Şöyle düşün. Bakkal sahibisin. 5 yıl iyi kazandın gittin ev aldın. Sonraki 5 yıl zarar ettin borçlandın battın. Bakkal borcundan dolayı direk evine haciz gelir. Ama bankalar ve holdinglerde anonim şirketlerde bu yok. Borcundan dolayı kendi üzerine aldığın şeylere ve paraya haciz gelmez. Hemen devletten yardım isterler yani bakkallardan, manavlardan, tarım işçilerinden, hizmet ve sanayi sektörlerinde çalışanlardan. Yani evine haciz gidenlerden.
Bu kanun çıkalıda fazla olmadı, IMF ve Kemal Dervişin çağrıldığı dönemde o zamanki siyasetçiler tarafından çıkarıldı. patronların servetlerine banka battı diye ellemeyelim dediler. Şu ana kadar sürekli hakaret edip aşağıladıkları Kemal Derviş ise, hayır patronlarda borçlardan sorumlu olmalı servetlerini almalıyız dedi, ancak kabul ettiremedi. Şimdi niye tüm partilerin Kemal Dervişe sürekli hakaret ettiklerini anlıyormusunuz. Neyse bu ayrı konu.
İşte böyle bir ahlaksız soygun düzeninde yaşıyoruz. Savunucularıda TV de güle oynaya yüzsüzlüklerini ilan ediyorlar.

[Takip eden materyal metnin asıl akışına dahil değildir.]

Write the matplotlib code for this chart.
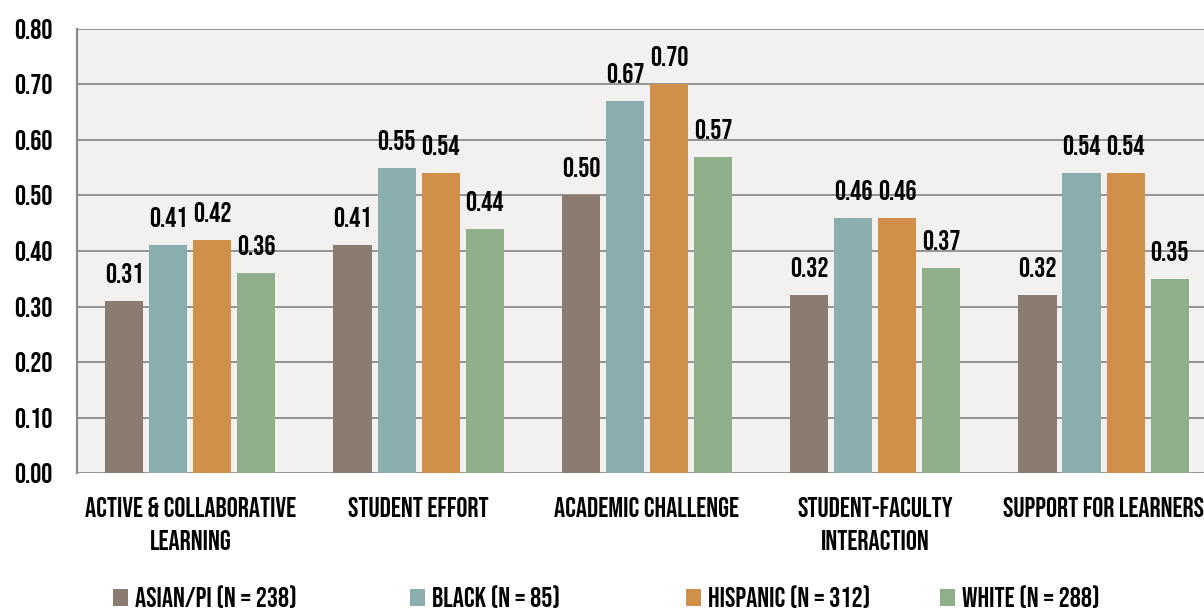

Son 15 yıldır bankalar korkunç kârlar elde ettiler, banka sahiplerinin servetleri katlandı. Bu sene kârları biraz azaldı diye devlet yardım etsin diyor ege hoca.
Lam insafsız yüzsüz yahudi kalfalı, önce patronların gemilere doldurup dışarı çıkardıkları o milyarlarca liralık kârı kullan. Yetmezse devlete aman dile, utanmaz arlanmaz.
Aynısı otomotiv şirketlerinde var. Patron servetlerine ellenmez, hemen devlete koşarlar. Devlet dediğin çalışanların maaşları. 70 milyonu fakirleştirirken 10 milyonu zenginleştiriyorlar.
Tutacaksın adanalının bacağından, savura savura dalacaksın yahudi kanalına, herkesi adanalı ile döveceksin. Vuracaksın adanalıyı kafalarına. Hepsinin beyni çotlayacak.
Bunlar yurt dışında tedavi olduklarından, en azından bi kaçyıl bu yahudilerden kurtulacaksın. adnalı güme gidecek, onuda sağlık dilediği bu sistemin parçası siyasiler kurtarırlar herhalde.
Yazmamışsam, pozisyonum aynen devam ediyor demektir.